Special characters must be either escaped or wrapped in double quotes when used in search terms or ranges. See the table below for some example search terms, and how they must be queried in either an escaped or quoted form.
Search Term | Escaped Value | Quoted Value |
---|---|---|
dog | dog | "dog" |
attivio engine | attivio\ engine | "attivio engine" |
dog^cat | dog^cat | "dog^cat" |
double"quote | double\"quote | "double\"quote" |
back\slash | back\\slash | "back\\slash" |
Some fields may be indexed without tokenization (for example, product ids and other identification strings). In order to query these fields, any search terms must be either quoted or properly escaped to ensure correct matches.
Data Types
Strings
Strings can be either quoted or unquoted. unquoted strings start with any non-special character, and end at the first unescaped special character or space. quoted strings start with a double quote and end with an unescaped double quote.
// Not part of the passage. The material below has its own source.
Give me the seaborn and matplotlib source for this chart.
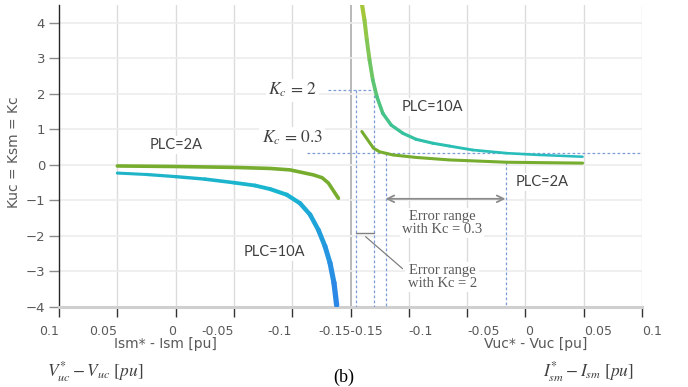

Special characters are escaped with the "\" character.
Examples | Description |
---|---|
test | Unquoted string |
"test query" | Quoted String with space |
"test-query" | Quoted String with special character |
test-query | Unquoted string with escaped special character |
Dates
A Date value must be specified in UTC format, wrapped in double quotes, because a fully-qualified date contains special characters. Valid formats are " YYYY-MM-DDThh:mm:ss
" and " YYYY-MM-DD hh:mm:ss
".
Examples | Notes |
---|---|
"2007-08-09T05:55:00" | fully specified |
"2007-08-09 05:55:00" | Using space instead of T. |
"2007-08-09" | assumes dates in the index are for midnight, that is, 00:00:00 |
Date queries require field names
To search for a date, you must use a field name, as in date:"2014-07-17". This tells Attivio to convert the date string into a 64-bit number that will match that field in the index. If you omit the field name, Attivio will try to match the string against the document's content field. The
content
field concatenates the document's
title
,
author
and
text
values, plus the values of all *_s and
*_text
dynamic fields, into a single field value. It does not contain any dates. Therefore, unfielded date queries won't match any documents.
For the details of Attivio's date-matching behavior, see Dates and Date Formats.
Numbers
Numbers can be searched at query time. To search for numbers (rather than searching for a string that contains a number), direct your query to numeric fields. These are the fields that are defined as integer, double, float, or long in Configure the Attivio Schema.
To search for a negative number, the number must be wrapped in double quotes, because the minus sign (-) is a special character.
Examples |
---|
532 |
"-532" |
5.5 |
5.05 |
"-32.8" |
When querying an int field using a float or double constant in the query string, the constant will be truncated to an int before the match proceeds.
- A document contains a field with value 7. It will be returned when querying for 7.9. It will NOT be found by a query for 6.99.
- A range query for 1.1 to 9.9 will be interpreted as 1 to 9.